One of the reasons LG has managed to fit in a larger display in a compact chassis is that the G6’s FullVision screen has an 18:9 aspect ratio, unlike the 16:9 aspect ratio that most 5.5-inch displays have. This means the 5.7-inch screen is narrower.
The 5.7-inch screen (2,880x1,440 resolution) is a novelty. But it does pose a problem—some Android apps are not updated to support the wider aspect ratio, and this could result in annoying scaling issues. LG knows this, and there is software trickery to stretch apps to fill up the screen. The IPS screen is genuinely very good. It has Dolby Vision and HDR10 support, which means that high dynamic range (HDR) movies on platforms such as Amazon Prime Video and Netflix will retain all their detailing glory on this screen.
Running a Qualcomm Snapdragon 821 processor with 4 GB RAM, the G6 is fast—multitasking is a breeze and games play smoothly without any stuttering frames. Battery life is a strong point, with the 3,300 mAh pack matching the Google Pixel XL (3,450 mAh)—a one-and-a-half-hour-long voice call on the G6 takes up only 6% of battery, while the Pixel XL loses about 9% charge in the same duration.

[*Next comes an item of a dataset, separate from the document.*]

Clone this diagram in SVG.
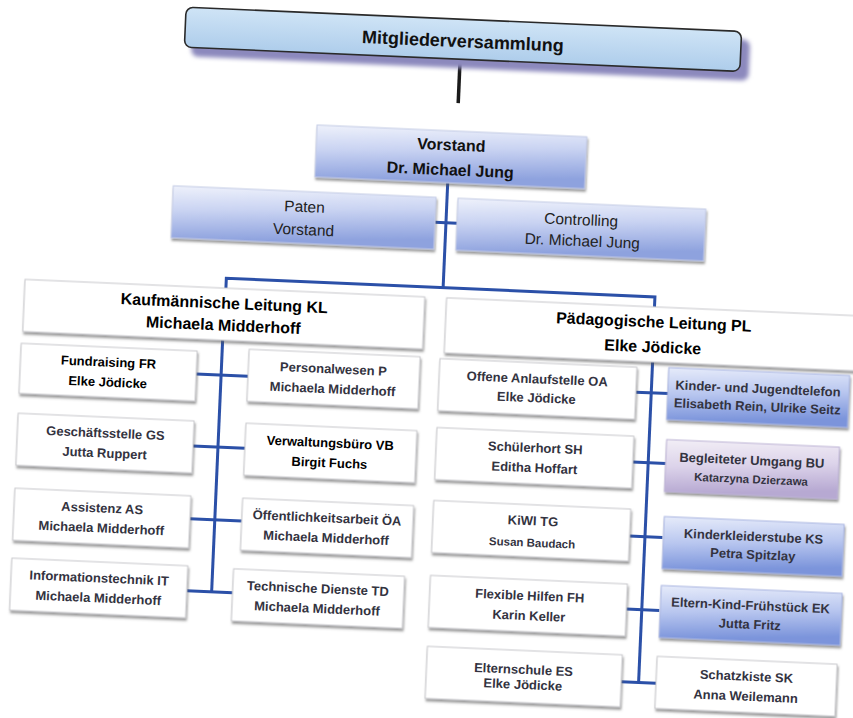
<svg xmlns="http://www.w3.org/2000/svg" width="853" height="718" viewBox="0 0 853 718">
<defs>
<linearGradient id="gMit" x1="0" y1="0" x2="0" y2="1"><stop offset="0" stop-color="#cfe4f6"/><stop offset="1" stop-color="#aecdeb"/></linearGradient>
<linearGradient id="gTop" x1="0" y1="0" x2="0.25" y2="1"><stop offset="0" stop-color="#eef1fb"/><stop offset="0.45" stop-color="#c9d3f2"/><stop offset="1" stop-color="#8ea2de"/></linearGradient>
<linearGradient id="gBlue" x1="0" y1="0" x2="0.2" y2="1"><stop offset="0" stop-color="#e6ebfa"/><stop offset="0.5" stop-color="#b8c6ef"/><stop offset="1" stop-color="#7b94db"/></linearGradient>
<linearGradient id="gLav" x1="0" y1="0" x2="0.2" y2="1"><stop offset="0" stop-color="#f2eef6"/><stop offset="0.5" stop-color="#dcd3ea"/><stop offset="1" stop-color="#b7a9d2"/></linearGradient>
<filter id="sh" x="-5%" y="-10%" width="115%" height="140%"><feDropShadow dx="1" dy="2.5" stdDeviation="1.2" flood-color="#555" flood-opacity="0.6"/></filter>
<filter id="blur"><feGaussianBlur stdDeviation="2"/></filter>
</defs>
<style>
text{font-family:"Liberation Sans",Arial,sans-serif;text-anchor:middle;dominant-baseline:central;font-weight:bold;fill:#33333f;font-size:13px}
.w{fill:#ffffff;stroke:#c8c8cc;stroke-width:1;filter:url(#sh)}
.t{fill:url(#gTop);stroke:#c4cbe6;stroke-width:1;filter:url(#sh)}
.b{fill:url(#gBlue);stroke:#aab6e2;stroke-width:1;filter:url(#sh)}
.l{fill:url(#gLav);stroke:#bdb3d6;stroke-width:1;filter:url(#sh)}
.k{fill:#000}
.big{font-size:16px;fill:#000}
.reg{font-weight:normal;font-size:15.5px;fill:#222}
.sm{font-size:11.5px}
.con{stroke:#2b50a8;stroke-width:3;fill:none}
</style>
<rect width="853" height="718" fill="#ffffff"/>
<g transform="rotate(2.5 426 359)">
<g id="connectors">
<line x1="447" y1="58" x2="447" y2="102" stroke="#1a1a1a" stroke-width="3.5"/>
<polyline class="con" points="440,182 440,287"/>
<line class="con" x1="429" y1="222" x2="451" y2="222"/>
<polyline class="con" points="223,297 223,287 652,287 652,297"/>
<line class="con" x1="222" y1="349" x2="222" y2="602"/>
<line class="con" x1="197" y1="384" x2="249" y2="384"/>
<line class="con" x1="197" y1="456" x2="249" y2="456"/>
<line class="con" x1="197" y1="529" x2="249" y2="529"/>
<line class="con" x1="197" y1="601" x2="243" y2="601"/>
<line class="con" x1="652.5" y1="352" x2="652.5" y2="673"/>
<line class="con" x1="637" y1="383" x2="670" y2="383"/>
<line class="con" x1="637" y1="453" x2="670" y2="453"/>
<line class="con" x1="637" y1="527" x2="670" y2="527"/>
<line class="con" x1="637" y1="600" x2="670" y2="600"/>
<line class="con" x1="635" y1="673" x2="670" y2="673"/>
</g>
<g id="mitglieder">
<rect x="178" y="26" width="558" height="41" rx="7" fill="#8c89bd" filter="url(#blur)"/>
<rect x="171" y="18" width="556" height="40" rx="7" fill="url(#gMit)" stroke="#2a2a2a" stroke-width="1.6"/>
<text x="449" y="40" style="font-size:18px;fill:#111">Mitgliederversammlung</text>
</g>
<g id="vorstand">
<rect class="t" x="307" y="130" width="270" height="52"/>
<text class="big" x="442" y="144" style="fill:#111">Vorstand</text>
<text class="big" x="442" y="169" style="fill:#111">Dr. Michael Jung</text>
</g>
<g id="paten">
<rect class="t" x="166" y="197" width="263" height="52"/>
<text class="reg" x="298" y="212">Paten</text>
<text class="reg" x="298" y="235">Vorstand</text>
</g>
<g id="controlling">
<rect class="t" x="451" y="197" width="248" height="52"/>
<text class="reg" x="575" y="213">Controlling</text>
<text class="reg" x="577" y="234">Dr. Michael Jung</text>
</g>
<g id="kl">
<rect class="w" x="22" y="297" width="400" height="52"/>
<text class="big" x="222" y="312">Kaufmännische Leitung KL</text>
<text class="big" x="222" y="334">Michaela Midderhoff</text>
</g>
<g id="pl">
<rect class="w" x="444" y="297" width="420" height="55"/>
<text class="big" x="652" y="312">Pädagogische Leitung PL</text>
<text class="big" x="652" y="337">Elke Jödicke</text>
</g>
<g id="fr">
<rect class="w" x="21" y="361" width="176" height="50"/>
<text class="k" x="109" y="376">Fundraising FR</text>
<text class="k" x="109" y="396">Elke Jödicke</text>
</g>
<g id="gs">
<rect class="w" x="21" y="431" width="176" height="52"/>
<text x="109" y="447">Geschäftsstelle GS</text>
<text x="109" y="467">Jutta Ruppert</text>
</g>
<g id="as">
<rect class="w" x="21" y="506" width="176" height="52"/>
<text x="109" y="522">Assistenz AS</text>
<text x="109" y="542">Michaela Midderhoff</text>
</g>
<g id="it">
<rect class="w" x="21" y="576" width="176" height="52"/>
<text x="109" y="592">Informationstechnik IT</text>
<text x="109" y="612">Michaela Midderhoff</text>
</g>
<g id="p">
<rect class="w" x="249" y="357" width="171" height="52"/>
<text x="334" y="373">Personalwesen P</text>
<text x="334" y="393">Michaela Midderhoff</text>
</g>
<g id="vb">
<rect class="w" x="249" y="431" width="171" height="52"/>
<text class="k" x="334" y="447">Verwaltungsbüro VB</text>
<text class="k" x="334" y="467">Birgit Fuchs</text>
</g>
<g id="oea">
<rect class="w" x="249" y="506" width="171" height="52"/>
<text x="334" y="522">Öffentlichkeitsarbeit ÖA</text>
<text x="334" y="542">Michaela Midderhoff</text>
</g>
<g id="td">
<rect class="w" x="243" y="577" width="171" height="52"/>
<text x="328" y="593">Technische Dienste TD</text>
<text x="328" y="613">Michaela Midderhoff</text>
</g>
<g id="oa">
<rect class="w" x="440" y="358" width="197" height="52"/>
<text x="538" y="374">Offene Anlaufstelle OA</text>
<text x="538" y="393">Elke Jödicke</text>
</g>
<g id="sh">
<rect class="w" x="440" y="427" width="197" height="52"/>
<text x="539" y="443">Schülerhort SH</text>
<text x="539" y="463">Editha Hoffart</text>
</g>
<g id="kiwi">
<rect class="w" x="440" y="500" width="197" height="52"/>
<text x="540" y="516">KiWI TG</text>
<text class="sm" x="540" y="538">Susan Baudach</text>
</g>
<g id="fh">
<rect class="w" x="440" y="575" width="197" height="52"/>
<text x="540" y="591">Flexible Hilfen FH</text>
<text x="540" y="611">Karin Keller</text>
</g>
<g id="es">
<rect class="w" x="440" y="646" width="195" height="52"/>
<text x="537" y="665">Elternschule ES</text>
<text x="537" y="680">Elke Jödicke</text>
</g>
<g id="kjt">
<rect class="b" x="669" y="357" width="181" height="52"/>
<text x="759" y="374">Kinder- und Jugendtelefon</text>
<text x="759" y="392">Elisabeth Rein, Ulrike Seitz</text>
</g>
<g id="bu">
<rect class="l" x="670" y="429" width="173" height="52"/>
<text x="756" y="446">Begleiteter Umgang BU</text>
<text class="sm" x="756" y="465">Katarzyna Dzierzawa</text>
</g>
<g id="ks">
<rect class="b" x="671" y="506" width="180" height="52"/>
<text x="761" y="522">Kinderkleiderstube KS</text>
<text x="761" y="540">Petra Spitzlay</text>
</g>
<g id="ek">
<rect class="b" x="671" y="575" width="181" height="52"/>
<text x="761" y="591">Eltern-Kind-Frühstück EK</text>
<text x="761" y="610">Jutta Fritz</text>
</g>
<g id="sk">
<rect class="w" x="670" y="646" width="180" height="52"/>
<text x="760" y="662">Schatzkiste SK</text>
<text x="760" y="682">Anna Weilemann</text>
</g>
</g>
</svg>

Audio aficionados will find value in the ES9218+Sabre Quad DAC (digital to analogue converter) hardware which supports 24-bit and 32-bit high-resolution audio formats such as FLAC and improves the detailing and clarity of existing music tracks too. If you have a good pair of headphones, the benefits will be immediately audible.

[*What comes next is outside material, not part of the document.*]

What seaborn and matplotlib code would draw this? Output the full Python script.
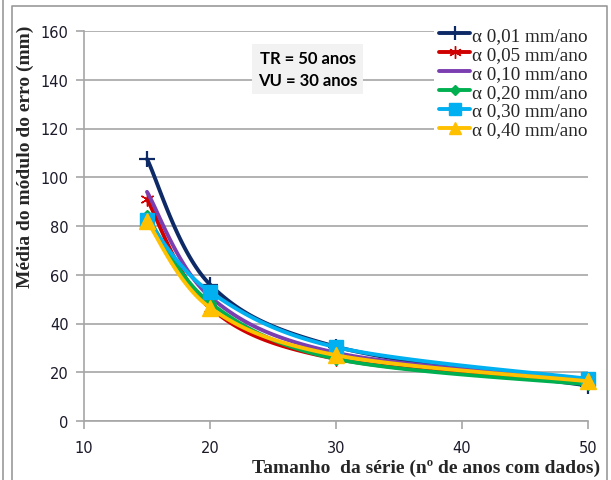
import numpy as np
import matplotlib
matplotlib.use("Agg")
import matplotlib.pyplot as plt
import seaborn as sns
from matplotlib.lines import Line2D

sns.set_theme(style="white")
plt.rcParams['font.family'] = ['DejaVu Sans']

# ---- data ----
x_vals = [15, 20, 30, 50]
labels = ["α 0,01 mm/ano", "α 0,05 mm/ano", "α 0,10 mm/ano",
          "α 0,20 mm/ano", "α 0,30 mm/ano", "α 0,40 mm/ano"]
s001 = [107.5, 56, 30.5, 14.5]
s005 = [91, 46.5, 25.5, 15.5]
s010 = [94, 51, 28, 17]
s020 = [84, 48.5, 25.5, 15]
s030 = [82.5, 53, 30.3, 17.3]
s040 = [82, 46.5, 27, 16.3]
series = [s001, s005, s010, s020, s030, s040]
x_ticks = [10, 20, 30, 40, 50]
y_ticks = [0, 20, 40, 60, 80, 100, 120, 140, 160]

colors = ["#0d2a66", "#d00000", "#7a3eb0", "#00b050", "#00b0f0", "#ffc000"]
markers = ["+", (6, 2, 0), None, "D", "s", "^"]
msizes = [12, 10, 0, 6, 10, 11]
mews = [1.6, 1.0, 0, 1, 1, 1]
leg_msizes = [10, 9, 0, 5, 8, 9]


def smooth(xs, ys, n=40):
    P = np.column_stack([xs, ys]).astype(float)
    out = []
    for i in range(len(P) - 1):
        p0 = P[i - 1] if i > 0 else P[i]
        p1 = P[i]
        p2 = P[i + 1]
        p3 = P[i + 2] if i + 2 < len(P) else P[i + 1]
        c1 = p1 + (p2 - p0) / 6
        c2 = p2 - (p3 - p1) / 6
        t = np.linspace(0, 1, n)[:, None]
        b = ((1 - t) ** 3) * p1 + 3 * ((1 - t) ** 2) * t * c1 + 3 * (1 - t) * t ** 2 * c2 + t ** 3 * p2
        out.append(b if i == 0 else b[1:])
    B = np.vstack(out)
    return B[:, 0], B[:, 1]


fig = plt.figure(figsize=(6.11, 4.81), dpi=100)
ax = fig.add_axes([84 / 611, 1 - 422 / 481, (588 - 84) / 611, (422 - 32) / 481])

for i, (ys, c) in enumerate(zip(series, colors)):
    sx, sy = smooth(x_vals, ys)
    sns.lineplot(x=sx, y=sy, sort=False, estimator=None, color=c, linewidth=2.8, ax=ax, zorder=3 + i)
    if markers[i] is not None:
        ax.plot(x_vals, ys, linestyle="none", marker=markers[i], markersize=msizes[i],
                color=c, markeredgecolor=c, markeredgewidth=mews[i], zorder=3 + i, clip_on=False)

ax.set_xlim(10, 50)
ax.set_ylim(0, 160)
ax.set_xticks(x_ticks)
ax.set_yticks(y_ticks)
ax.yaxis.grid(True, color="#a6a6a6", linewidth=1.2)
ax.xaxis.grid(False)
for s in ["top", "right"]:
    ax.spines[s].set_visible(False)
for s in ["left", "bottom"]:
    ax.spines[s].set_color("#a6a6a6")
    ax.spines[s].set_linewidth(1.2)
ax.tick_params(axis="both", which="both", direction="out", length=6, width=1.2,
               color="#a6a6a6", labelsize=10.5, labelcolor="#1a1a2a", pad=5)
ax.tick_params(axis="x", pad=8)
ax.tick_params(left=True, bottom=True)

# axis labels
fig.text(600 / 611, 1 - 468 / 481, "Tamanho  da série (nº de anos com dados)",
         ha="right", va="center", fontsize=14, fontweight="bold", family="Liberation Serif")
fig.text(25 / 611, 1 - 157 / 481, "Média do módulo do erro (mm)", rotation=90,
         ha="center", va="center", fontsize=14, fontweight="bold", family="Liberation Serif")

# annotation box
ax.text(27.75, 144.4, "TR = 50 anos\nVU = 30 anos", ha="center", va="center",
        fontsize=12, fontweight="bold", family="Lato", color="black", linespacing=1.45,
        bbox=dict(boxstyle="square,pad=0.35", facecolor="#f2f2f2", edgecolor="none"), zorder=10)

# legend
handles = []
for i, c in enumerate(colors):
    handles.append(Line2D([0], [0], color=c, linewidth=2.8, marker=markers[i] if markers[i] else None,
                          markersize=leg_msizes[i], markeredgewidth=mews[i], markeredgecolor=c))
leg = fig.legend(handles=handles, labels=labels, loc="upper left",
                 bbox_to_anchor=(424 / 611, 1 - 12 / 481), frameon=True, framealpha=1,
                 facecolor="white", edgecolor="none",
                 prop={"family": "Liberation Serif", "size": 13.8},
                 handlelength=1.6, handletextpad=0.1, labelspacing=0.08, borderpad=0.3)
leg.set_zorder(20)

# chart borders
fig.add_artist(Line2D([3 / 611, 3 / 611], [0, 1], transform=fig.transFigure, color="#999999", linewidth=1.2))
fig.add_artist(Line2D([12 / 611, 12 / 611, 607 / 611, 607 / 611],
                      [0, 1 - 7 / 481, 1 - 7 / 481, 0], transform=fig.transFigure,
                      color="#999999", linewidth=1.2))

fig.savefig("out.png", dpi=100)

The G6 has dual 13-megapixel cameras, each using a Sony IMX258 sensor—incidentally, this optical hardware is also found in phones that cost half as much. Since there are two of these sensors, that means they reproduce the finer details well. The only foible is that the image processing tends to sharpen the images a bit too much at times. High dynamic range (HDR) photographs are where the G6 truly shines.
LG has a potential winner on its hands, particularly because the G6 has been priced right too. It is much less expensive than the Google Pixel XL (Rs67,000 onwards; Flipkart.com), matches it in most aspects, and does better in terms of the display.